What's faster than fastballs? Your brain

New research suggests the mind advances the pitch before it comes
05/09/2013 4:47 PM ET
By Matt Hughes

It turns out Yogi Berra was right about thinking and hitting at the same time.(AP)
Former Yankees catcher Yogi Berra once said: "How can you think and hit at the same time?"

Recent science suggests that you can't.

The average Major League fastball travels at 90 mph, and takes only 0.4 seconds to reach home plate. For years, scientists -- and baseball fans everywhere -- have wondered how Major League players are able to react so quickly to a ball bearing down with such pace. New research done by Gerrit Maus, a cognitive neuroscientist at the University of California, Berkeley, provides some answers.
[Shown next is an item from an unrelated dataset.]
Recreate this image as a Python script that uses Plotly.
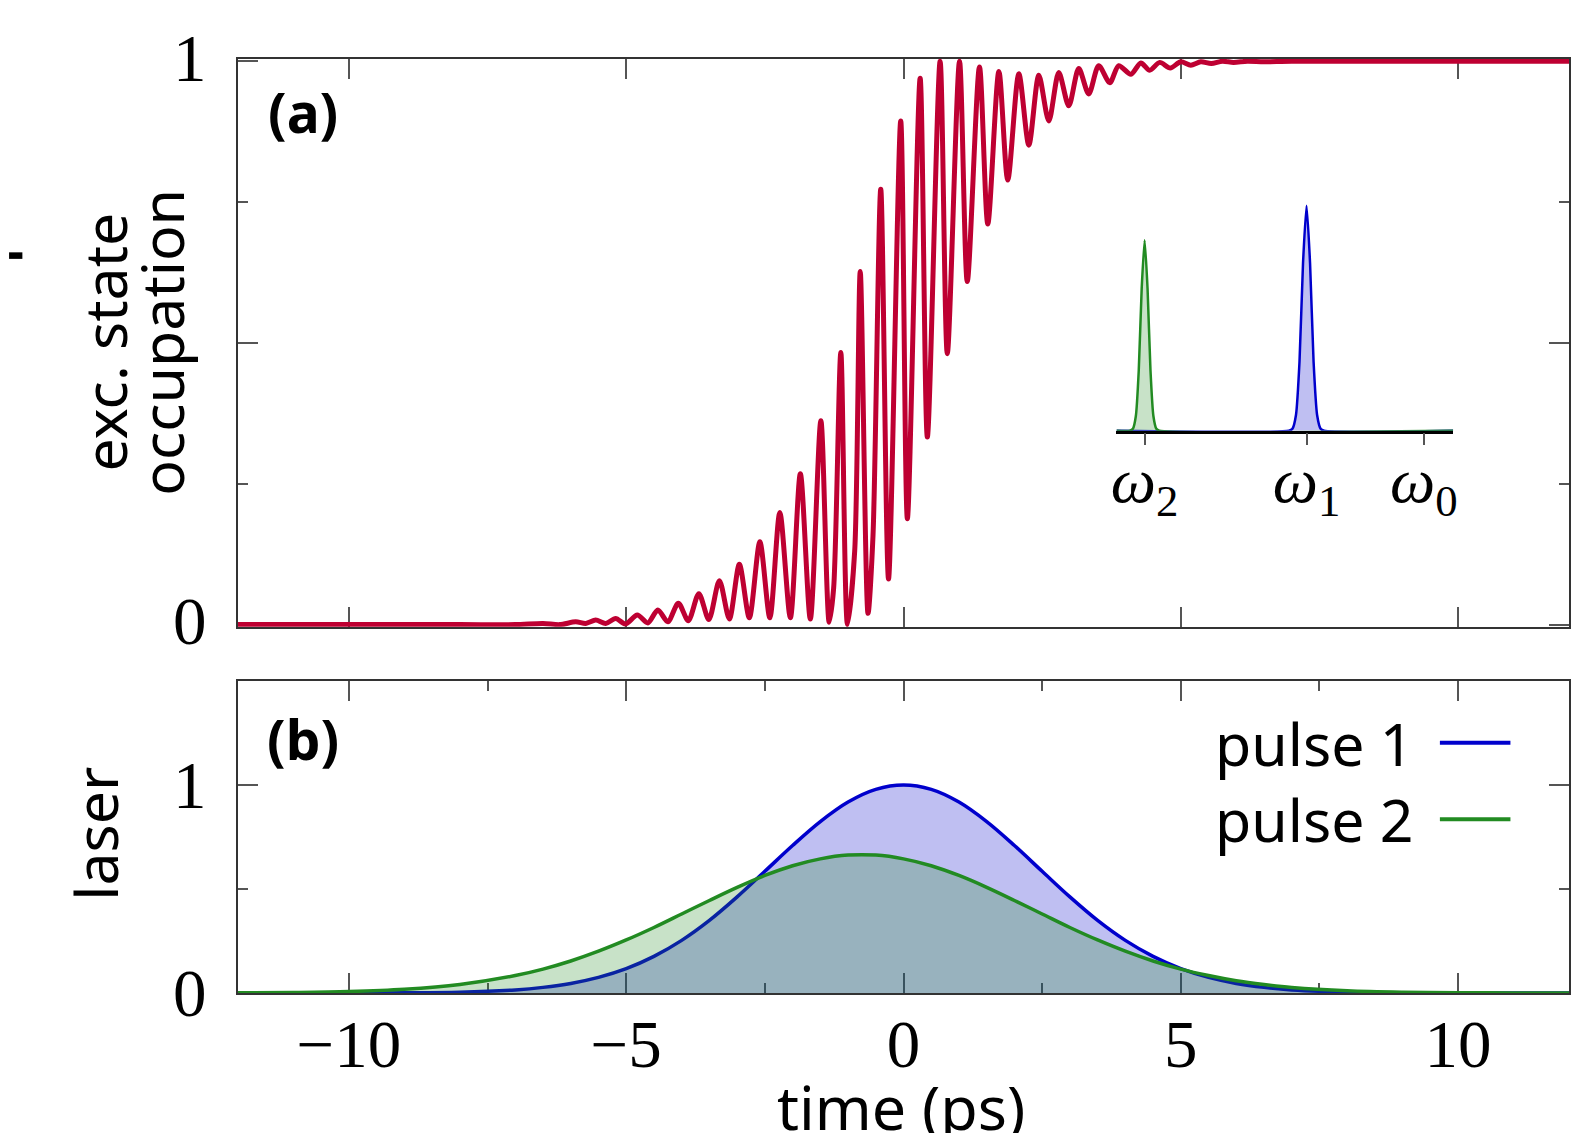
import plotly.graph_objects as go

# ---------------- data ----------------
# panel (a): excited state occupation (peaks / troughs)
occ_t = [-12.0, -8.0, -7.0, -6.5, -6.2, -5.91, -5.73, -5.55, -5.37, -5.19, -5.01,
         -4.80, -4.61, -4.43, -4.25, -4.06, -3.88, -3.69, -3.51, -3.32, -3.14,
         -2.96, -2.78, -2.59, -2.41, -2.23, -2.04, -1.86, -1.68, -1.49, -1.34,
         -1.26, -1.13, -1.01, -0.88, -0.78, -0.64, -0.55, -0.41, -0.27, -0.05,
         0.07, 0.30, 0.43, 0.66, 0.79, 1.01, 1.15, 1.37, 1.52, 1.72, 1.88, 2.08,
         2.26, 2.44, 2.62, 2.80, 2.98, 3.16, 3.34, 3.52, 3.72, 3.88, 4.10, 4.28,
         4.44, 4.62, 4.81, 5.0, 5.18, 5.36, 5.55, 5.75, 5.95, 6.2, 6.5, 7.0, 12.0]
occ_v = [0.0, 0.0, 0.0, 0.002, 0.0, 0.005, 0.002, 0.008, 0.002, 0.011, 0.001,
         0.017, 0.003, 0.026, 0.005, 0.038, 0.007, 0.055, 0.009, 0.078, 0.010,
         0.107, 0.012, 0.147, 0.012, 0.199, 0.012, 0.268, 0.010, 0.362, 0.004,
         0.064, 0.483, 0.0, 0.131, 0.627, 0.020, 0.158, 0.773, 0.081, 0.894,
         0.188, 0.970, 0.333, 1.0, 0.481, 1.0, 0.609, 0.990, 0.711, 0.982, 0.789, 0.978,
         0.851, 0.975, 0.894, 0.980, 0.921, 0.987, 0.942, 0.992, 0.962, 0.992, 0.977, 0.997,
         0.984, 0.998, 0.988, 0.999, 0.993, 0.999, 0.996, 1.0, 0.998, 1.0, 0.999, 1.0, 1.0]

# panel (b): laser pulse envelopes
pulse_t = [-12, -11, -10, -9, -8, -7, -6.5, -6, -5.5, -5, -4.5, -4, -3.5, -3, -2.5, -2, -1.5,
           -1, -0.5, 0, 0.5, 1, 1.5, 2, 2.5, 3, 3.5, 4, 4.5, 5, 5.5, 6, 6.5, 7, 8, 9, 10, 11, 12]
pulse1 = [0.0, 0.0, 0.0002, 0.001, 0.004, 0.015, 0.027, 0.046, 0.075, 0.117, 0.176, 0.253, 0.349,
          0.462, 0.585, 0.709, 0.824, 0.918, 0.979, 1.0, 0.979, 0.918, 0.824, 0.709, 0.585, 0.462,
          0.349, 0.253, 0.176, 0.117, 0.075, 0.046, 0.027, 0.015, 0.004, 0.001, 0.0002, 0.0, 0.0]
pulse2 = [0.0008, 0.0025, 0.007, 0.018, 0.041, 0.084, 0.115, 0.154, 0.201, 0.255, 0.315, 0.380,
          0.445, 0.508, 0.565, 0.612, 0.645, 0.663, 0.663, 0.645, 0.612, 0.565, 0.508, 0.445, 0.380,
          0.315, 0.255, 0.201, 0.154, 0.115, 0.084, 0.059, 0.041, 0.027, 0.011, 0.004, 0.0014, 0.0004, 0.0001]

# inset: spectra (omega in units of omega0 - omega1)
spec2_w = [-2.62, -2.505, -2.48, -2.455, -2.43, -2.405, -2.38, -2.355, -2.33, -2.305, -2.28, -2.255, 0.25]
spec2_v = [0.0, 0.0, 0.008, 0.06, 0.25, 0.59, 0.79, 0.59, 0.25, 0.06, 0.008, 0.0, 0.0]
spec1_w = [-2.62, -1.15, -1.12, -1.09, -1.06, -1.03, -1.0, -0.97, -0.94, -0.91, -0.88, -0.85, 0.25]
spec1_v = [0.0, 0.0, 0.008, 0.065, 0.286, 0.695, 0.934, 0.695, 0.286, 0.065, 0.008, 0.0, 0.0]
inset_ticks = [-2.38, -1.0, 0.0]
inset_labels = ["<i>ω</i><sub>2</sub>", "<i>ω</i><sub>1</sub>", "<i>ω</i><sub>0</sub>"]

x_ticks = [-10, -5, 0, 5, 10]
x_ticklabels = ["\u221210", "\u22125", "0", "5", "10"]
x_minor = [-7.5, -2.5, 2.5, 7.5]

# ---------------- styles ----------------
RED = "#BE0032"
BLUE = "#0000CC"
GREEN = "#228B22"
SERIF = "Liberation Serif"
SANS = "Noto Sans"
AX = "#333333"
TK = "#555555"

fig = go.Figure()

fig.add_trace(go.Scatter(x=occ_t, y=occ_v, mode="lines", line=dict(color=RED, width=5, shape="spline", smoothing=0.8),
                         xaxis="x", yaxis="y", showlegend=False))

fig.add_trace(go.Scatter(x=pulse_t, y=pulse1, mode="lines", fill="tozeroy", fillcolor="rgba(0,0,205,0.25)",
                         line=dict(color=BLUE, width=3.5, shape="spline"), xaxis="x2", yaxis="y2", showlegend=False))
fig.add_trace(go.Scatter(x=pulse_t, y=pulse2, mode="lines", fill="tozeroy", fillcolor="rgba(34,139,34,0.25)",
                         line=dict(color=GREEN, width=3.5, shape="spline"), xaxis="x2", yaxis="y2", showlegend=False))

fig.add_trace(go.Scatter(x=spec1_w, y=spec1_v, mode="lines", fill="tozeroy", fillcolor="rgba(0,0,205,0.25)",
                         line=dict(color=BLUE, width=2.5, shape="spline", smoothing=0.6), xaxis="x3", yaxis="y3", showlegend=False))
fig.add_trace(go.Scatter(x=spec2_w, y=spec2_v, mode="lines", fill="tozeroy", fillcolor="rgba(34,139,34,0.25)",
                         line=dict(color=GREEN, width=2.5, shape="spline", smoothing=0.6), xaxis="x3", yaxis="y3", showlegend=False))

tickfont = dict(family=SERIF, size=67, color="black")

fig.update_layout(
    width=1590, height=1133,
    margin=dict(l=230, r=29, t=51, b=148),
    paper_bgcolor="white", plot_bgcolor="white",
    xaxis=dict(domain=[0, 1], range=[-12, 12], anchor="y", tickvals=x_ticks, showticklabels=False,
               ticks="inside", ticklen=20, tickcolor=TK, tickwidth=1.5,
               showline=True, linecolor=AX, linewidth=2, mirror="ticks", showgrid=False, zeroline=False,
               layer="below traces"),
    yaxis=dict(domain=[0.392, 1.0], range=[-0.004, 1.004], anchor="x", tickvals=[0, 0.5, 1], ticktext=["0", "", "1"],
               ticks="inside", ticklen=20, tickcolor=TK, tickwidth=1.5,
               minor=dict(tickvals=[0.25, 0.75], ticks="inside", ticklen=10, tickcolor=TK, tickwidth=1.5),
               showline=True, linecolor=AX, linewidth=2, mirror="ticks", showgrid=False, zeroline=False,
               tickfont=tickfont, ticklabelstandoff=16, ticklabelshift=-4, layer="below traces"),
    xaxis2=dict(domain=[0, 1], range=[-12, 12], anchor="y2", tickvals=x_ticks, ticktext=x_ticklabels,
                ticks="inside", ticklen=20, tickcolor=TK, tickwidth=1.5,
                minor=dict(tickvals=x_minor, ticks="inside", ticklen=10, tickcolor=TK, tickwidth=1.5),
                showline=True, linecolor=AX, linewidth=2, mirror="ticks", showgrid=False, zeroline=False,
                tickfont=tickfont, ticklabelstandoff=-8, layer="below traces"),
    yaxis2=dict(domain=[0, 0.334], range=[0, 1.5], anchor="x2", tickvals=[0, 1], ticktext=["0", "1"],
                ticks="inside", ticklen=20, tickcolor=TK, tickwidth=1.5,
                minor=dict(tickvals=[0.5], ticks="inside", ticklen=10, tickcolor=TK, tickwidth=1.5),
                showline=True, linecolor=AX, linewidth=2, mirror="ticks", showgrid=False, zeroline=False,
                tickfont=tickfont, ticklabelstandoff=16, layer="below traces"),
    xaxis3=dict(domain=[0.660, 0.913], range=[-2.62, 0.25], anchor="y3", tickvals=inset_ticks, ticktext=inset_labels,
                ticks="outside", ticklen=12, tickcolor=TK, tickwidth=1.5,
                showline=True, linecolor="black", linewidth=2.5, showgrid=False, zeroline=False,
                tickfont=dict(family=SERIF, size=64, color="black"), ticklabelstandoff=-20, layer="below traces"),
    yaxis3=dict(domain=[0.602, 0.860], range=[0, 1], anchor="x3", visible=False),
)

ann_font = dict(family=SANS, size=59, color="black")
annotations = [
    dict(text="exc. state", x=-0.101, y=0.697, xref="paper", yref="paper", textangle=-90,
         showarrow=False, font=ann_font, xanchor="center", yanchor="middle"),
    dict(text="occupation", x=-0.058, y=0.697, xref="paper", yref="paper", textangle=-90,
         showarrow=False, font=ann_font, xanchor="center", yanchor="middle"),
    dict(text="laser", x=-0.107, y=0.170, xref="paper", yref="paper", textangle=-90,
         showarrow=False, font=ann_font, xanchor="center", yanchor="middle"),
    dict(text="time (ps)", x=0.498, y=-0.121, xref="paper", yref="paper",
         showarrow=False, font=dict(family=SANS, size=61, color="black"), xanchor="center", yanchor="middle"),
    dict(text="<b>(a)</b>", x=0.049, y=0.944, xref="paper", yref="paper",
         showarrow=False, font=dict(family=SANS, size=55, color="black"), xanchor="center", yanchor="middle"),
    dict(text="<b>(b)</b>", x=0.049, y=0.272, xref="paper", yref="paper",
         showarrow=False, font=dict(family=SANS, size=55, color="black"), xanchor="center", yanchor="middle"),
    dict(text="pulse 1", x=0.885, y=0.268, xref="paper", yref="paper",
         showarrow=False, font=ann_font, xanchor="right", yanchor="middle"),
    dict(text="pulse 2", x=0.885, y=0.186, xref="paper", yref="paper",
         showarrow=False, font=ann_font, xanchor="right", yanchor="middle"),
]
fig.update_layout(annotations=annotations)

shapes = [
    dict(type="line", xref="paper", yref="paper", x0=0.903, x1=0.956, y0=0.268, y1=0.268,
         line=dict(color=BLUE, width=4)),
    dict(type="line", xref="paper", yref="paper", x0=0.903, x1=0.956, y0=0.186, y1=0.186,
         line=dict(color=GREEN, width=4)),
    dict(type="rect", xref="paper", yref="paper", x0=-0.172, x1=-0.162, y0=0.786, y1=0.793,
         line=dict(width=0), fillcolor="black"),
]
fig.update_layout(shapes=shapes)

fig.write_html("out.html")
"As soon as the brain knows something is moving, it pushes the position of the object moving forward, so there's a more accurate measure of where this object actually is," Maus said.

Translated: a Major League player's brain perceives a fastball as further along in its trajectory than seen by his eyes, giving the player the extra split-second he needs to react. Essentially, the brain is good at projecting where the ball will be based on its perceived velocity.

Research shows that it can take the brain one-tenth of a second to process what the eyes see, so that extra split second is critical. Once the eyes pick up on the baseball, the sensory cells in the retina gauge its speed and immediately send that information to the brain. Then, via the spinal cord, that information is sent to the muscles in the arms and legs. The process leaves little to no time to think and only react.

As usual, Yogi was right.

Besides learning how a Major League player turns on a fastball, researchers are hoping a better understanding of how the brain processes objects in motion will help in diagnosing and treating certain neurological disorders. Through targeted experiments of the the V5 area of the brain -- the region toward the back of the brain that processes motion and position -- researchers are hoping to help people who struggle with simple tasks, like pouring a cup of coffee, because they have difficulty processing basic motion and position.

Ironically, the same ability of the brain to pick up on a Major League fastball might also work against hitters on off-speed pitches. The altered trajectory of a breaking ball can actually fool the brain. Major League hitters have been doing their own research on this frustrating issue for years.

Lisa M. Krieger of the San Jose Mercury News first reported on the UC Berkeley research.